- [Goal]: Count every line in the data below where "this" occurs, then state that number and nothing more.
---*---
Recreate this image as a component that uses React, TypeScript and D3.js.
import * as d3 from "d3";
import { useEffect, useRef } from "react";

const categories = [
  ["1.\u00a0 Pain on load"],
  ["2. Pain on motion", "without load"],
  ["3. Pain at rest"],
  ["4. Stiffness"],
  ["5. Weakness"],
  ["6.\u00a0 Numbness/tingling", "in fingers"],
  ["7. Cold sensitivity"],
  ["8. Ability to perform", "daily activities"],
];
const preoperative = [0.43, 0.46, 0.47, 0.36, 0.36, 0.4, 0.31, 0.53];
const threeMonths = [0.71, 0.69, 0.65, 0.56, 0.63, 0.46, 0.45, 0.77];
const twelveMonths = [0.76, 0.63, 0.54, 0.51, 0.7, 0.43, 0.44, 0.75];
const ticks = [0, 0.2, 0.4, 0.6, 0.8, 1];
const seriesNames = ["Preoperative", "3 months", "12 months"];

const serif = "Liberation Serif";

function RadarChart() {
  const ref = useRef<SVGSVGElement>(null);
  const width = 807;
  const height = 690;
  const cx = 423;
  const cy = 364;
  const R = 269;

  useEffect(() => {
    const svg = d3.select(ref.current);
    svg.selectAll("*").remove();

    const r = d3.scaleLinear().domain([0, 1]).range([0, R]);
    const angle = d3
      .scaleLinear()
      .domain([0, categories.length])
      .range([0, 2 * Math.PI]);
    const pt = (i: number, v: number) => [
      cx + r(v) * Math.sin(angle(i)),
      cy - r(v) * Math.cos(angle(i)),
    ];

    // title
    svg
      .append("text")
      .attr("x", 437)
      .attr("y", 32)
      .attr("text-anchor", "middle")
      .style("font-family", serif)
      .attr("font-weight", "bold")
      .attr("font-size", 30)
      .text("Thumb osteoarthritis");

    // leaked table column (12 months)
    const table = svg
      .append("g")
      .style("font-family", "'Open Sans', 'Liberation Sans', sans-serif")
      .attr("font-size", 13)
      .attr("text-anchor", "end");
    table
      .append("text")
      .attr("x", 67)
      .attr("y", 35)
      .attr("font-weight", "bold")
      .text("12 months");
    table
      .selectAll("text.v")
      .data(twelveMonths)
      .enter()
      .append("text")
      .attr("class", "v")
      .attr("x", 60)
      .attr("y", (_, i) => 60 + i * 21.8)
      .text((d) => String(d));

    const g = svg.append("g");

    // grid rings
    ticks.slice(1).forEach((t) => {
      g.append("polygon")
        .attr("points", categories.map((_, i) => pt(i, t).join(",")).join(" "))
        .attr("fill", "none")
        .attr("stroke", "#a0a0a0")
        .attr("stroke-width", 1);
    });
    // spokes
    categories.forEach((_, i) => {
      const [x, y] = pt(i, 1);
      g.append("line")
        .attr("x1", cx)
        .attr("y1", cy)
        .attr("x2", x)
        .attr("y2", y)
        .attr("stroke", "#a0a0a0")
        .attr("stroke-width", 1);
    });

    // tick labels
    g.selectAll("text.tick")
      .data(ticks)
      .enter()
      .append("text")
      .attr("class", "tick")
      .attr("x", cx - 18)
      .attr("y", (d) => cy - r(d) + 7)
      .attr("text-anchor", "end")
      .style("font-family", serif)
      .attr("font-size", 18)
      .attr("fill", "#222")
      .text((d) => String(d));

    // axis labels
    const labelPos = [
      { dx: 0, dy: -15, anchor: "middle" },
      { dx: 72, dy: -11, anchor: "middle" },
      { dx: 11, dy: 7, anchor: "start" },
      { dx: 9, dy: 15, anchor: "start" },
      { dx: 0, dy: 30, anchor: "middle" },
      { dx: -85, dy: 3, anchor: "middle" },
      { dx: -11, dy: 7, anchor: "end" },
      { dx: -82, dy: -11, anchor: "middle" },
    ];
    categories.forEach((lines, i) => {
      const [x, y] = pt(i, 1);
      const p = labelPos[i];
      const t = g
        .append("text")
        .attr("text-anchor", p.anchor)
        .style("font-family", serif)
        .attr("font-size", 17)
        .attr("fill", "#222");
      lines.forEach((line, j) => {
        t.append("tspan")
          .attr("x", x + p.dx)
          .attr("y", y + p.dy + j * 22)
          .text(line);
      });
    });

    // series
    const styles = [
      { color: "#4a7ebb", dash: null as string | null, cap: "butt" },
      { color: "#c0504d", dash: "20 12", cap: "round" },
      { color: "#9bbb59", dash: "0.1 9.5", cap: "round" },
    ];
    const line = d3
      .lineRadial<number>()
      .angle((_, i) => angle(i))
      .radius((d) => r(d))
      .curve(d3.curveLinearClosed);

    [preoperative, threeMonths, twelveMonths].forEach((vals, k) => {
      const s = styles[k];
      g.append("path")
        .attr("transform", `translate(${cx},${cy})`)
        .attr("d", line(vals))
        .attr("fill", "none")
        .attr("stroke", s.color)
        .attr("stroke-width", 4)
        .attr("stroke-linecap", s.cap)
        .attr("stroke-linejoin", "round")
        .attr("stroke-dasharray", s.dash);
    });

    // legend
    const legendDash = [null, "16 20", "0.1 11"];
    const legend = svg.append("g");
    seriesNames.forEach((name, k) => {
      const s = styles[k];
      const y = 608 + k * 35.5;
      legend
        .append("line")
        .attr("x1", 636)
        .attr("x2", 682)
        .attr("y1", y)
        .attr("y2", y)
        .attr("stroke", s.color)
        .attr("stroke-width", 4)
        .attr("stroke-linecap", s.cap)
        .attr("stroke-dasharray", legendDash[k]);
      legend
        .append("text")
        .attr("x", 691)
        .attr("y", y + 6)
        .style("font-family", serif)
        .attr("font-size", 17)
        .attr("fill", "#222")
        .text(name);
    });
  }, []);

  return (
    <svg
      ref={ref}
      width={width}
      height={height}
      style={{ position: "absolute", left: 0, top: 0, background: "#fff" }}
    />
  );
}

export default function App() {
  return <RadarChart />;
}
---*---
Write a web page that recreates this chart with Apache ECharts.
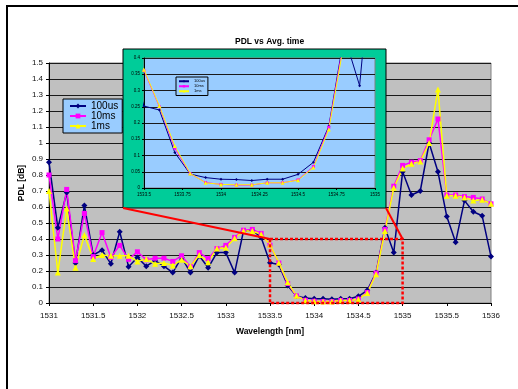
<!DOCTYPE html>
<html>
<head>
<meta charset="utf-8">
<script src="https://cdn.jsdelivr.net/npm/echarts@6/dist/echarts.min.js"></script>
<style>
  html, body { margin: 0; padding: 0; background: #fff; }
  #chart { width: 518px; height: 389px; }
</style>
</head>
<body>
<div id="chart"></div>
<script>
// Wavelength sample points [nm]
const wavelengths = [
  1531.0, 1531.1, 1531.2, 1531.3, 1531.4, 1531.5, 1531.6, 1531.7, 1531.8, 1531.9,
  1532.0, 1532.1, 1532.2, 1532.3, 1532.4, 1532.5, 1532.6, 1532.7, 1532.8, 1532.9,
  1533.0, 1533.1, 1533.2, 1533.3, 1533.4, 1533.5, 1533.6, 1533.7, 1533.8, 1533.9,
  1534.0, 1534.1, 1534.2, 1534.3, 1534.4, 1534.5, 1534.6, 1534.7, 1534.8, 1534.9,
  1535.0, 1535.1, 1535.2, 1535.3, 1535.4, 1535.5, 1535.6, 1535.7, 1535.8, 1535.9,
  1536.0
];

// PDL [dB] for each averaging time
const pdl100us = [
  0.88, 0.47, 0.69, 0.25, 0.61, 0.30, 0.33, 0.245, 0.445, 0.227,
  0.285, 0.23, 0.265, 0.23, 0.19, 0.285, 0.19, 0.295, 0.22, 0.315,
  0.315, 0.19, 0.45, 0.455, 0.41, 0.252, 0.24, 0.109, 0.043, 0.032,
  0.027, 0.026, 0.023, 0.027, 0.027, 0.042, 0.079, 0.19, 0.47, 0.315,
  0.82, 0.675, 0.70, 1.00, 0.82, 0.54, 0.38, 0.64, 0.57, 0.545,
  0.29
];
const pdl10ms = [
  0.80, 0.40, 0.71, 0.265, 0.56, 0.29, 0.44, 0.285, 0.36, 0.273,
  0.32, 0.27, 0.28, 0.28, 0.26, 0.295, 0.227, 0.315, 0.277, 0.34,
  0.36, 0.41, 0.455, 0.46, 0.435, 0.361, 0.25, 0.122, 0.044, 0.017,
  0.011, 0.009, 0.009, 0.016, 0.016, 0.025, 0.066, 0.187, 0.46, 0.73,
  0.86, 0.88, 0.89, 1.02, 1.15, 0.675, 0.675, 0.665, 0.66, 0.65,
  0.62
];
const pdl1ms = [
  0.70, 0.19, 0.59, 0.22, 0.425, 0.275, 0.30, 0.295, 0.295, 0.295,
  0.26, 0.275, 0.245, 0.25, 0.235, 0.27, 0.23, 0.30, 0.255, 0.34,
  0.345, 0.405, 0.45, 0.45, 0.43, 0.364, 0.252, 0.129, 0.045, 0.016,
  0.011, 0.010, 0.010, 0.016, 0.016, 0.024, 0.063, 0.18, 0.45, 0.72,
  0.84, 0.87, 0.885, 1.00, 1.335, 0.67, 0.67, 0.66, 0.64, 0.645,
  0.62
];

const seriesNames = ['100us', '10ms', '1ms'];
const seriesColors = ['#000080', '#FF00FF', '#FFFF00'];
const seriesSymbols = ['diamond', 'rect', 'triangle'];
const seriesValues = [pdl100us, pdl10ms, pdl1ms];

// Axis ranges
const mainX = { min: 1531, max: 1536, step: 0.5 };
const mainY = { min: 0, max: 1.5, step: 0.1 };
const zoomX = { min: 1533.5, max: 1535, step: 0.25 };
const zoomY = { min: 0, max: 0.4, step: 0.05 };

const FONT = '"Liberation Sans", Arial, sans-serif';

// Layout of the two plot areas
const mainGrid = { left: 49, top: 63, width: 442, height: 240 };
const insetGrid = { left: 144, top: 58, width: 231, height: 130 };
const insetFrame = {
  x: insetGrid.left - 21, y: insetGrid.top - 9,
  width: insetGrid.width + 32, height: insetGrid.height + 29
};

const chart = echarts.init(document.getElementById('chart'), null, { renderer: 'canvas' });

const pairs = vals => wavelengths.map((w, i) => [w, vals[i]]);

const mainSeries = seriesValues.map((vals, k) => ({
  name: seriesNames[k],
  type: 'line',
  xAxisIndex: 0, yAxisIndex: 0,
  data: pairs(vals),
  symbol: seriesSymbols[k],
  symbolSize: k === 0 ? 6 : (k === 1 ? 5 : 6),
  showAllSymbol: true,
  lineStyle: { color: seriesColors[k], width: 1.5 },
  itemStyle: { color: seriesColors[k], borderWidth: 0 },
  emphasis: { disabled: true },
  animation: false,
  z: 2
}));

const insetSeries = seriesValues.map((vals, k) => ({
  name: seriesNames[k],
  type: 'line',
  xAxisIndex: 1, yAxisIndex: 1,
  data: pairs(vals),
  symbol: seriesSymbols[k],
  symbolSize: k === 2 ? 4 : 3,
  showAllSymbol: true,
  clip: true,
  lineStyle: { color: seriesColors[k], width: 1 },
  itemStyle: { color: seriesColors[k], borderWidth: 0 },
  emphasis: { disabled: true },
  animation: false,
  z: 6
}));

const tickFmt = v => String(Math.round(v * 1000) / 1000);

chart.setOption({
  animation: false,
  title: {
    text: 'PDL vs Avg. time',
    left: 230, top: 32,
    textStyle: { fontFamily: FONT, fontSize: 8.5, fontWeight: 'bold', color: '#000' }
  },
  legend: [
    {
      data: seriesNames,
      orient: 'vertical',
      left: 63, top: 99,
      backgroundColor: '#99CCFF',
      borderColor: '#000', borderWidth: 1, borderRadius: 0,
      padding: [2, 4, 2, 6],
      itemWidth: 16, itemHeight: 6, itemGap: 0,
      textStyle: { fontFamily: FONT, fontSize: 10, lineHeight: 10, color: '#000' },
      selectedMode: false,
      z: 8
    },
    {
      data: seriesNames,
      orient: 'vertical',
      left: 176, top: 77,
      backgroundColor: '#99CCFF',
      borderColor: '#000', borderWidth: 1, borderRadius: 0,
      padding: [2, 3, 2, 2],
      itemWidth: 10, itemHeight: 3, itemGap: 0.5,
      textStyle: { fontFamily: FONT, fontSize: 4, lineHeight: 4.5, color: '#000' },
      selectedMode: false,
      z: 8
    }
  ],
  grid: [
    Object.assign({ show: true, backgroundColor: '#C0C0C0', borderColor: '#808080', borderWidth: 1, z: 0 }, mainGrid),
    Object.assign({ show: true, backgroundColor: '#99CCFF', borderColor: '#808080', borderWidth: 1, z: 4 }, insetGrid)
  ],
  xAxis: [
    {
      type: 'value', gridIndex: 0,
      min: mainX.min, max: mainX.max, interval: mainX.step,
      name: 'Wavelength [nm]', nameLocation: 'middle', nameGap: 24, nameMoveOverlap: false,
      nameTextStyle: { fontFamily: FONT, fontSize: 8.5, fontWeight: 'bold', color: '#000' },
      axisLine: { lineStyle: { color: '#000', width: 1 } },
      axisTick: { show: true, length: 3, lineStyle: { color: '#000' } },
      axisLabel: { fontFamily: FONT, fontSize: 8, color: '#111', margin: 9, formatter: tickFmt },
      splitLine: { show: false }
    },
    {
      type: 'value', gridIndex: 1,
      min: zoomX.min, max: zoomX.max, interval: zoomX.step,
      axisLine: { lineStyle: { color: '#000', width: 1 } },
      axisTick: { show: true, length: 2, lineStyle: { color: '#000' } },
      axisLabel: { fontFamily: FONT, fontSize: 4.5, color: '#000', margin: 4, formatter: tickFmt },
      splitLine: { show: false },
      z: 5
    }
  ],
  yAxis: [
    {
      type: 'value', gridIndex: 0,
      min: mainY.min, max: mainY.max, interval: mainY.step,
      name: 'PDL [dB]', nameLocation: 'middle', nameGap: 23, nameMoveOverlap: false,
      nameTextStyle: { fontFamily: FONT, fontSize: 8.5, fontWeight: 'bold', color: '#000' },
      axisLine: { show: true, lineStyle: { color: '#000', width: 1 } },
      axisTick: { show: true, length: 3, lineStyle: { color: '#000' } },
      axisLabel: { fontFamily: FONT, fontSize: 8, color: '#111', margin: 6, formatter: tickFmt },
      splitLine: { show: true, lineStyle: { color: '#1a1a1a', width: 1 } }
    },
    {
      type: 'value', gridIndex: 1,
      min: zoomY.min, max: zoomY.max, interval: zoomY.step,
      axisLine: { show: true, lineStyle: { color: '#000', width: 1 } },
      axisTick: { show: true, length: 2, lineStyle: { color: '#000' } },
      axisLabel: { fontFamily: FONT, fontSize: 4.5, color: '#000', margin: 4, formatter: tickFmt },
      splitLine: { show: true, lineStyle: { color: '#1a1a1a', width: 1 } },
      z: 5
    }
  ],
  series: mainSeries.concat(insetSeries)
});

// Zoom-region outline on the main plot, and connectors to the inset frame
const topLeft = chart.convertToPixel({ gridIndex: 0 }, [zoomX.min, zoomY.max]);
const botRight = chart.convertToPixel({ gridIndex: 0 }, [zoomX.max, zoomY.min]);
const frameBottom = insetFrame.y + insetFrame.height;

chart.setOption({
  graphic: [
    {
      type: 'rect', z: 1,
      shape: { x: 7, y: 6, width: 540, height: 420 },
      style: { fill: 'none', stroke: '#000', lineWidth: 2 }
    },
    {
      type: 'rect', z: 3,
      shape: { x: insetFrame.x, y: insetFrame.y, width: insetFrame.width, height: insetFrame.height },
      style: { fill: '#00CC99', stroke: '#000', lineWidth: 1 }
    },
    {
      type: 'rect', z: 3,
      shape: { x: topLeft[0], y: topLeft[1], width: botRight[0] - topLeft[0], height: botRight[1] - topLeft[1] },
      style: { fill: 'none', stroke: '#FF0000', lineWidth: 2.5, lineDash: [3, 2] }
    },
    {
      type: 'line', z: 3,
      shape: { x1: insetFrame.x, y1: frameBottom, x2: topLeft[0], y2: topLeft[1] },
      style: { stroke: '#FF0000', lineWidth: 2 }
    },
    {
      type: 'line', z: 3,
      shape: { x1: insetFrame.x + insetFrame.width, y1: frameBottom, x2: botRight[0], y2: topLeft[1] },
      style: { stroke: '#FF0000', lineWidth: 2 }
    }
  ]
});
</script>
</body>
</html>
---*---
- [Exercise answer]: 2